Questions in the research survey focus on a range of topics, from a patient’s ability to get proper care for a rare disease or condition to mental and emotional health. The survey asks what their concerns are as a person with a rare disease, or as family members and caregivers. Groups of people with different rare diseases and the community will have different needs and concerns, whether it is how to get needed medications or physical therapy to navigating an emergency room in a medical crisis.

“We hope the study questionnaire will help us better estimate the proportion of rare disease patients who have been diagnosed with COVID-19, and find out how they are affected whether or not they had COVID-19,” said project principal investigator Maurizio Macaluso, MD, Dr.P.H. at Cincinnati Children’s. “This survey provides an opportunity for the rare disease community to get timely data on the challenges they face.”

The researchers also think the survey data may help them tease out answers to many other questions. For example, do some subgroups of people with rare disease fare better or worse with the virus? Are certain individuals more prone to infection because of their underlying rare condition or disease?

Ultimately, the researchers hope the survey will help determine how the RDCRN can respond to the rare disease community’s concerns by providing information and advice through its network of medical experts and patient advocacy groups.

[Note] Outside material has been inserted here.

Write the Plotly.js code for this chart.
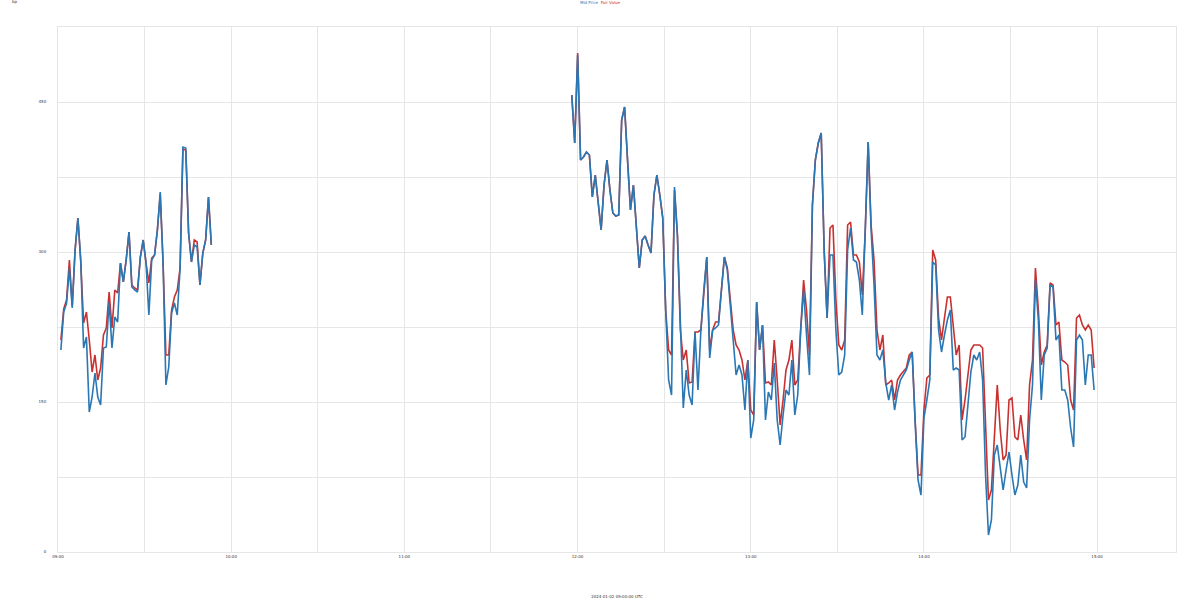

“This survey is a great example of how the consortia and patient groups are working together as a network to make a difference for the entire rare disease community,” Urv said.

For more information on the RDCRN COVID-19 survey, including how to participate, go to https://www.rarediseasesnetwork.org/COVIDsurvey(link is external). To learn more about the RDCRN, see https://ncats.nih.gov/rdcrn.

In addition to NCATS, other NIH funding for the RDCRN comes from the National Institute of Allergy and Infectious Diseases, the Eunice Kennedy Shriver National Institute of Child Health and Human Development, the National Institute of Neurological Disorders and Stroke, the National Heart, Lung, and Blood Institute, the National Institute of Arthritis and Musculoskeletal and Skin Diseases, the National Institute of Diabetes and Digestive and Kidney Diseases, the National Institute of Dental and Craniofacial Research, the National Institute of Mental Health and the Office of Dietary Supplements.